Plan to take advantage of the next warm day – if we have one—to help out your plants.
The gardens outside are buttoned up for winter. I took advantage of the cold temperatures a couple of weeks ago to heel in the last of the plants I wanted to save over winter. Usually I like to get this job done by the first week of December.
The only plants left were some of the potted trees that I’m saving for some bonsai and other projects. In addition to my 15 years old bonsai, I tucked away a fewAlbertaspruce, some maples, a couple of tamarack and a small assortment of other potted trees.
There’s a nice sheltered area in our yard under some pine trees where the plants spend the winter.
I start out preparing an overwintering spot by digging a shallow hole that is about half the diameter of the pot. The pot goes into the hole sideways so that the plant is lying right on the ground. I take the soil dug from the hole and cover the pot.
Next, I cover the buried pot and the top of the plant with mulch. Usually I can rake up enough pine needles to do the job. This year I decided to use wheat straw because of the number of plants I had.

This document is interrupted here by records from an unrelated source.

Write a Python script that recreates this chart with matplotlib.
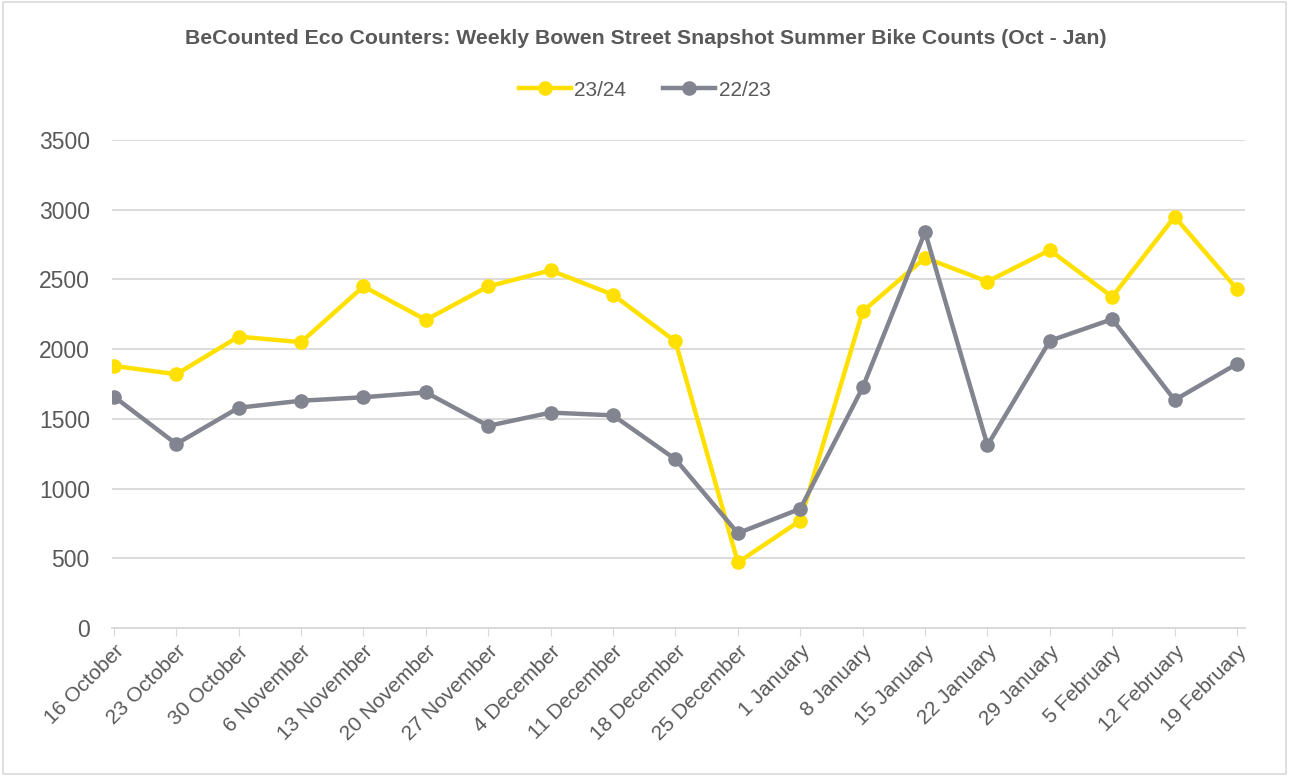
import matplotlib
matplotlib.use("Agg")
import matplotlib.pyplot as plt
import numpy as np

plt.rcParams['font.family'] = ['Liberation Sans', 'DejaVu Sans']

# ── data ──────────────────────────────────────────────
weeks = ["16 October", "23 October", "30 October", "6 November", "13 November",
         "20 November", "27 November", "4 December", "11 December", "18 December",
         "25 December", "1 January", "8 January", "15 January", "22 January",
         "29 January", "5 February", "12 February", "19 February"]
counts_2324 = [1880, 1820, 2090, 2050, 2450, 2210, 2450, 2565, 2390, 2055,
               470, 770, 2270, 2655, 2485, 2710, 2375, 2950, 2430]
counts_2223 = [1660, 1320, 1580, 1630, 1655, 1690, 1450, 1545, 1525, 1210,
               680, 855, 1725, 2840, 1310, 2060, 2215, 1635, 1895]

YELLOW = "#FFE000"
GREY = "#82848F"
TXT = "#595959"

fig = plt.figure(figsize=(12.89, 7.76), dpi=100, facecolor="white")
ax = fig.add_axes([0.0869, 0.1907, 0.8791, 0.6289])

x = np.arange(len(weeks))
ax.plot(x, counts_2324, color=YELLOW, lw=3.2, marker='o', ms=9.5, label="23/24", zorder=3)
ax.plot(x, counts_2223, color=GREY, lw=3.2, marker='o', ms=9.5, label="22/23", zorder=4)

ax.set_ylim(0, 3500)
ax.set_yticks(range(0, 3501, 500))
ax.set_xlim(-0.03, 18.13)
ax.set_xticks(x)
ax.set_xticklabels(weeks, rotation=45, ha='right', rotation_mode='anchor')
ax.tick_params(axis='x', length=6, color="#D9D9D9", colors=TXT, labelsize=15, pad=4)
ax.tick_params(axis='y', length=0, colors=TXT, labelsize=16.5, pad=16)
ax.grid(axis='y', color="#D9D9D9", lw=1.3)
ax.set_axisbelow(True)
for s in ['top', 'right', 'left']:
    ax.spines[s].set_visible(False)
ax.spines['bottom'].set_color("#D9D9D9")
ax.spines['bottom'].set_linewidth(1.3)

fig.text(0.501, 0.951, "BeCounted Eco Counters: Weekly Bowen Street Snapshot Summer Bike Counts (Oct - Jan)",
         ha='center', va='center', fontsize=15.3, fontweight='bold', color=TXT)

fig.legend(loc='center', bbox_to_anchor=(0.5, 0.884), ncol=2, frameon=False,
           fontsize=15, labelcolor=TXT, handlelength=2.5, columnspacing=1.8,
           handletextpad=0.15)

# outer border
fig.add_artist(plt.Rectangle((0.002, 0.002), 0.996, 0.996, transform=fig.transFigure,
                             fill=False, edgecolor="#D9D9D9", lw=1.2))

fig.savefig("out.png", dpi=100, facecolor="white")
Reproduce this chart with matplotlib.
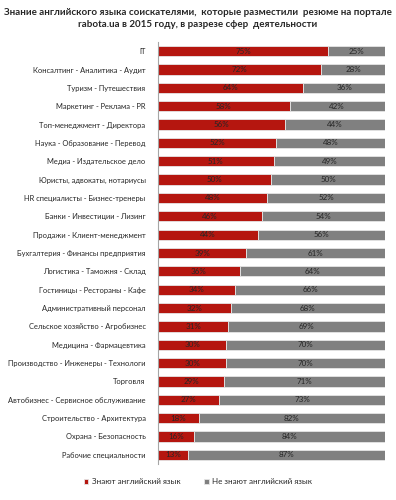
import matplotlib
matplotlib.use("Agg")
import matplotlib.pyplot as plt
import numpy as np

categories = [
    "IT",
    "Консалтинг - Аналитика - Аудит",
    "Туризм - Путешествия",
    "Маркетинг - Реклама - PR",
    "Топ-менеджмент - Директора",
    "Наука - Образование - Перевод",
    "Медиа - Издательское дело",
    "Юристы, адвокаты, нотариусы",
    "HR специалисты - Бизнес-тренеры",
    "Банки - Инвестиции - Лизинг",
    "Продажи - Клиент-менеджмент",
    "Бухгалтерия - Финансы предприятия",
    "Логистика - Таможня - Склад",
    "Гостиницы - Рестораны - Кафе",
    "Административный персонал",
    "Сельское хозяйство - Агробизнес",
    "Медицина - Фармацевтика",
    "Производство - Инженеры - Технологи",
    "Торговля",
    "Автобизнес - Сервисное обслуживание",
    "Строительство - Архитектура",
    "Охрана - Безопасность",
    "Рабочие специальности",
]
know = [75, 72, 64, 58, 56, 52, 51, 50, 48, 46, 44, 39, 36, 34, 32, 31, 30, 30, 29, 27, 18, 16, 13]
dont_know = [25, 28, 36, 42, 44, 48, 49, 50, 52, 54, 56, 61, 64, 66, 68, 69, 70, 70, 71, 73, 82, 84, 87]

RED = "#b5160f"
GREY = "#808080"

plt.rcParams["font.family"] = ["Lato", "DejaVu Sans"]

fig = plt.figure(figsize=(3.96, 5.0), dpi=100)
ax = fig.add_axes([0.399, 0.072, 0.573, 0.844])

y = np.arange(len(categories))
h = 0.56
b1 = ax.barh(y, know, height=h, color=RED, edgecolor="#e6e6e6", linewidth=0.6,
             label="Знают английский язык")
b2 = ax.barh(y, dont_know, left=know, height=h, color=GREY, edgecolor="#e6e6e6",
             linewidth=0.6, label="Не знают английский язык")

for bars, vals in ((b1, know), (b2, dont_know)):
    for rect, v in zip(bars, vals):
        ax.text(rect.get_x() + rect.get_width() / 2, rect.get_y() + rect.get_height() / 2,
                f"{v}%", ha="center", va="center", fontsize=5.8, color="#262626")

ax.set_ylim(len(categories) - 0.5, -0.5)
ax.set_xlim(0, 100)
ax.set_yticks(y)
ax.set_yticklabels(categories, fontsize=5.4, color="#262626")
ax.tick_params(axis="y", length=0, pad=9)
ax.set_xticks([])
for s in ("top", "right", "bottom"):
    ax.spines[s].set_visible(False)
ax.spines["left"].set_color("#a6a6a6")
ax.spines["left"].set_linewidth(0.8)

fig.text(0.5, 0.984, "Знание английского языка соискателями,  которые разместили  резюме на портале\n"
         "rabota.ua в 2015 году, в разрезе сфер  деятельности",
         ha="center", va="top", fontsize=7.0, fontweight="bold", color="#262626",
         linespacing=1.45)

fig.legend(handles=[b1, b2], loc="center", bbox_to_anchor=(0.5, 0.036), ncol=2,
           frameon=False, fontsize=5.8, handlelength=0.6, handleheight=0.6,
           columnspacing=3.0, handletextpad=0.4, labelcolor="#262626")

fig.savefig("out.png", dpi=100)
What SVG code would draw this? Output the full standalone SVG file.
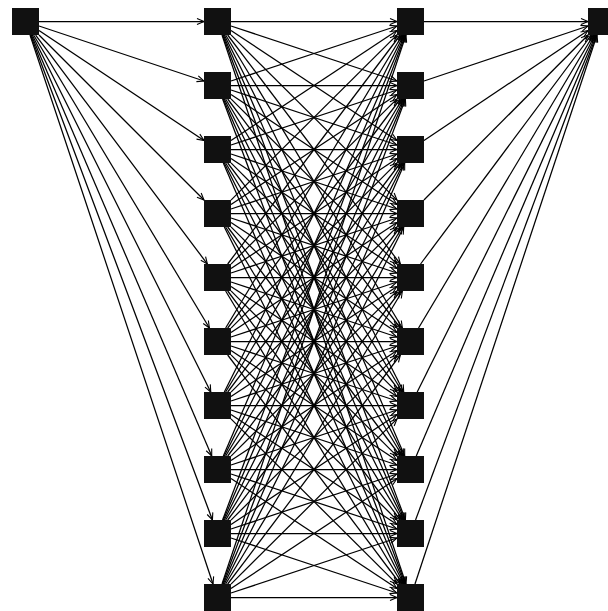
<svg xmlns="http://www.w3.org/2000/svg" width="608" height="611" viewBox="0 0 608 611">
<style>
.n{fill:#111}
.e line{stroke:#000;stroke-width:1.25;fill:none;marker-end:url(#ah)}
</style>
<defs>
<marker id="ah" markerUnits="userSpaceOnUse" markerWidth="8" markerHeight="7" refX="7" refY="3" orient="auto" overflow="visible">
<path d="M0,0 L7,3 L0,6" fill="none" stroke="#000" stroke-width="1.1"/>
</marker>
</defs>
<rect width="608" height="611" fill="#fff"/>
<g id="connectors" class="e">
<line x1="39" y1="21.5" x2="204" y2="21.5"/>
<line x1="39" y1="26" x2="204" y2="81"/>
<line x1="39" y1="30.5" x2="204" y2="140.5"/>
<line x1="39" y1="35" x2="204" y2="200"/>
<line x1="35.63" y1="35" x2="207.38" y2="264"/>
<line x1="33.6" y1="35" x2="209.4" y2="328"/>
<line x1="32.25" y1="35" x2="210.75" y2="392"/>
<line x1="31.29" y1="35" x2="211.71" y2="456"/>
<line x1="30.56" y1="35" x2="212.44" y2="520"/>
<line x1="30" y1="35" x2="213" y2="584"/>

<line x1="231" y1="21.5" x2="397" y2="21.5"/>
<line x1="231" y1="25.98" x2="397" y2="81.02"/>
<line x1="231" y1="30.45" x2="397" y2="140.55"/>
<line x1="231" y1="34.93" x2="397" y2="200.07"/>
<line x1="227.68" y1="35" x2="400.32" y2="264"/>
<line x1="225.64" y1="35" x2="402.36" y2="328"/>
<line x1="224.29" y1="35" x2="403.71" y2="392"/>
<line x1="223.32" y1="35" x2="404.68" y2="456"/>
<line x1="222.59" y1="35" x2="405.41" y2="520"/>
<line x1="222.02" y1="35" x2="405.98" y2="584"/>

<line x1="231" y1="81.02" x2="397" y2="25.98"/>
<line x1="231" y1="85.5" x2="397" y2="85.5"/>
<line x1="231" y1="89.98" x2="397" y2="145.02"/>
<line x1="231" y1="94.45" x2="397" y2="204.55"/>
<line x1="231" y1="98.93" x2="397" y2="264.07"/>
<line x1="227.68" y1="99" x2="400.32" y2="328"/>
<line x1="225.64" y1="99" x2="402.36" y2="392"/>
<line x1="224.29" y1="99" x2="403.71" y2="456"/>
<line x1="223.32" y1="99" x2="404.68" y2="520"/>
<line x1="222.59" y1="99" x2="405.41" y2="584"/>

<line x1="231" y1="140.55" x2="397" y2="30.45"/>
<line x1="231" y1="145.02" x2="397" y2="89.98"/>
<line x1="231" y1="149.5" x2="397" y2="149.5"/>
<line x1="231" y1="153.98" x2="397" y2="209.02"/>
<line x1="231" y1="158.45" x2="397" y2="268.55"/>
<line x1="231" y1="162.93" x2="397" y2="328.07"/>
<line x1="227.68" y1="163" x2="400.32" y2="392"/>
<line x1="225.64" y1="163" x2="402.36" y2="456"/>
<line x1="224.29" y1="163" x2="403.71" y2="520"/>
<line x1="223.32" y1="163" x2="404.68" y2="584"/>

<line x1="231" y1="200.07" x2="397" y2="34.93"/>
<line x1="231" y1="204.55" x2="397" y2="94.45"/>
<line x1="231" y1="209.02" x2="397" y2="153.98"/>
<line x1="231" y1="213.5" x2="397" y2="213.5"/>
<line x1="231" y1="217.98" x2="397" y2="273.02"/>
<line x1="231" y1="222.45" x2="397" y2="332.55"/>
<line x1="231" y1="226.93" x2="397" y2="392.07"/>
<line x1="227.68" y1="227" x2="400.32" y2="456"/>
<line x1="225.64" y1="227" x2="402.36" y2="520"/>
<line x1="224.29" y1="227" x2="403.71" y2="584"/>

<line x1="227.68" y1="264" x2="400.32" y2="35"/>
<line x1="231" y1="264.07" x2="397" y2="98.93"/>
<line x1="231" y1="268.55" x2="397" y2="158.45"/>
<line x1="231" y1="273.02" x2="397" y2="217.98"/>
<line x1="231" y1="277.5" x2="397" y2="277.5"/>
<line x1="231" y1="281.98" x2="397" y2="337.02"/>
<line x1="231" y1="286.45" x2="397" y2="396.55"/>
<line x1="231" y1="290.93" x2="397" y2="456.07"/>
<line x1="227.68" y1="291" x2="400.32" y2="520"/>
<line x1="225.64" y1="291" x2="402.36" y2="584"/>

<line x1="225.64" y1="328" x2="402.36" y2="35"/>
<line x1="227.68" y1="328" x2="400.32" y2="99"/>
<line x1="231" y1="328.07" x2="397" y2="162.93"/>
<line x1="231" y1="332.55" x2="397" y2="222.45"/>
<line x1="231" y1="337.02" x2="397" y2="281.98"/>
<line x1="231" y1="341.5" x2="397" y2="341.5"/>
<line x1="231" y1="345.98" x2="397" y2="401.02"/>
<line x1="231" y1="350.45" x2="397" y2="460.55"/>
<line x1="231" y1="354.93" x2="397" y2="520.07"/>
<line x1="227.68" y1="355" x2="400.32" y2="584"/>

<line x1="224.29" y1="392" x2="403.71" y2="35"/>
<line x1="225.64" y1="392" x2="402.36" y2="99"/>
<line x1="227.68" y1="392" x2="400.32" y2="163"/>
<line x1="231" y1="392.07" x2="397" y2="226.93"/>
<line x1="231" y1="396.55" x2="397" y2="286.45"/>
<line x1="231" y1="401.02" x2="397" y2="345.98"/>
<line x1="231" y1="405.5" x2="397" y2="405.5"/>
<line x1="231" y1="409.98" x2="397" y2="465.02"/>
<line x1="231" y1="414.45" x2="397" y2="524.55"/>
<line x1="231" y1="418.93" x2="397" y2="584.07"/>

<line x1="223.32" y1="456" x2="404.68" y2="35"/>
<line x1="224.29" y1="456" x2="403.71" y2="99"/>
<line x1="225.64" y1="456" x2="402.36" y2="163"/>
<line x1="227.68" y1="456" x2="400.32" y2="227"/>
<line x1="231" y1="456.07" x2="397" y2="290.93"/>
<line x1="231" y1="460.55" x2="397" y2="350.45"/>
<line x1="231" y1="465.02" x2="397" y2="409.98"/>
<line x1="231" y1="469.5" x2="397" y2="469.5"/>
<line x1="231" y1="473.98" x2="397" y2="529.02"/>
<line x1="231" y1="478.45" x2="397" y2="588.55"/>

<line x1="222.59" y1="520" x2="405.41" y2="35"/>
<line x1="223.32" y1="520" x2="404.68" y2="99"/>
<line x1="224.29" y1="520" x2="403.71" y2="163"/>
<line x1="225.64" y1="520" x2="402.36" y2="227"/>
<line x1="227.68" y1="520" x2="400.32" y2="291"/>
<line x1="231" y1="520.07" x2="397" y2="354.93"/>
<line x1="231" y1="524.55" x2="397" y2="414.45"/>
<line x1="231" y1="529.02" x2="397" y2="473.98"/>
<line x1="231" y1="533.5" x2="397" y2="533.5"/>
<line x1="231" y1="537.98" x2="397" y2="593.02"/>

<line x1="222.02" y1="584" x2="405.98" y2="35"/>
<line x1="222.59" y1="584" x2="405.41" y2="99"/>
<line x1="223.32" y1="584" x2="404.68" y2="163"/>
<line x1="224.29" y1="584" x2="403.71" y2="227"/>
<line x1="225.64" y1="584" x2="402.36" y2="291"/>
<line x1="227.68" y1="584" x2="400.32" y2="355"/>
<line x1="231" y1="584.07" x2="397" y2="418.93"/>
<line x1="231" y1="588.55" x2="397" y2="478.45"/>
<line x1="231" y1="593.02" x2="397" y2="537.98"/>
<line x1="231" y1="597.5" x2="397" y2="597.5"/>

<line x1="424" y1="21.5" x2="588" y2="21.5"/>
<line x1="424" y1="80.98" x2="588" y2="26.02"/>
<line x1="424" y1="140.45" x2="588" y2="30.55"/>
<line x1="423.93" y1="200" x2="588.07" y2="35"/>
<line x1="420.57" y1="264" x2="591.43" y2="35"/>
<line x1="418.56" y1="328" x2="593.44" y2="35"/>
<line x1="417.21" y1="392" x2="594.79" y2="35"/>
<line x1="416.26" y1="456" x2="595.74" y2="35"/>
<line x1="415.54" y1="520" x2="596.46" y2="35"/>
<line x1="414.98" y1="584" x2="597.02" y2="35"/>
</g>
<g id="source"><rect class="n" x="12" y="8" width="27" height="27"/></g>
<g id="a0"><rect class="n" x="204" y="8" width="27" height="27"/></g>
<g id="a1"><rect class="n" x="204" y="72" width="27" height="27"/></g>
<g id="a2"><rect class="n" x="204" y="136" width="27" height="27"/></g>
<g id="a3"><rect class="n" x="204" y="200" width="27" height="27"/></g>
<g id="a4"><rect class="n" x="204" y="264" width="27" height="27"/></g>
<g id="a5"><rect class="n" x="204" y="328" width="27" height="27"/></g>
<g id="a6"><rect class="n" x="204" y="392" width="27" height="27"/></g>
<g id="a7"><rect class="n" x="204" y="456" width="27" height="27"/></g>
<g id="a8"><rect class="n" x="204" y="520" width="27" height="27"/></g>
<g id="a9"><rect class="n" x="204" y="584" width="27" height="27"/></g>
<g id="b0"><rect class="n" x="397" y="8" width="27" height="27"/></g>
<g id="b1"><rect class="n" x="397" y="72" width="27" height="27"/></g>
<g id="b2"><rect class="n" x="397" y="136" width="27" height="27"/></g>
<g id="b3"><rect class="n" x="397" y="200" width="27" height="27"/></g>
<g id="b4"><rect class="n" x="397" y="264" width="27" height="27"/></g>
<g id="b5"><rect class="n" x="397" y="328" width="27" height="27"/></g>
<g id="b6"><rect class="n" x="397" y="392" width="27" height="27"/></g>
<g id="b7"><rect class="n" x="397" y="456" width="27" height="27"/></g>
<g id="b8"><rect class="n" x="397" y="520" width="27" height="27"/></g>
<g id="b9"><rect class="n" x="397" y="584" width="27" height="27"/></g>
<g id="sink"><rect class="n" x="588" y="8" width="27" height="27"/></g>
</svg>
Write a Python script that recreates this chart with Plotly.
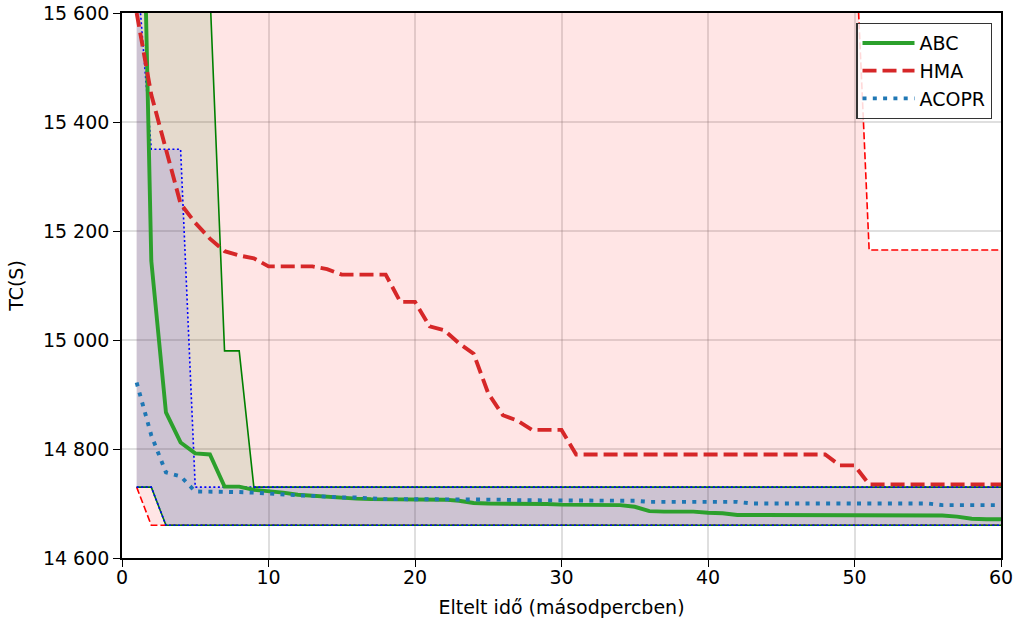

My success rate has been quite high using this method. Placing the pot on its side keeps out excess water that may freeze and damage the pot. Laying the trees on the ground protects the branches from extreme temperatures. The mulch protects the plants from exposure to the winter sun, which can dry out small branches. Moreover, it serves as blanket to protect the plants in case we don’t get snow cover.
The soil hasn’t frozen yet and the plants haven’t been exposed to really cold temperatures so there is still time to get those valuable plants tucked in for winter.
This year it looks like I could have waited until the first week of January. I wouldn’t want to bet on it happening again next year.
One of my favorite potted plants is our Olive Tree. We have two of these trees in pots and they seem to be quite happy living in their containers.
They don’t have big showy flowers or give off a sweet scent. What I like is their graceful form.
The branches grow in sweeping curves that support delicate silvery-green leaves that compliment surrounding plants. Olive leaves also make a refreshing tea which I drink from time to time.
Our Olive Trees are about five years old and are nearly three feet tall in the pots and do produce actual olives.
They have to be over wintered indoors because they are not hardy enough to withstand our winters. You can just bring them into a dimly lit, cool storage area (45F-55F) when the autumn temperatures start to fall and reduce watering to a minimum. Or, keep them going all winter in your greenhouse, they’re not all that picky.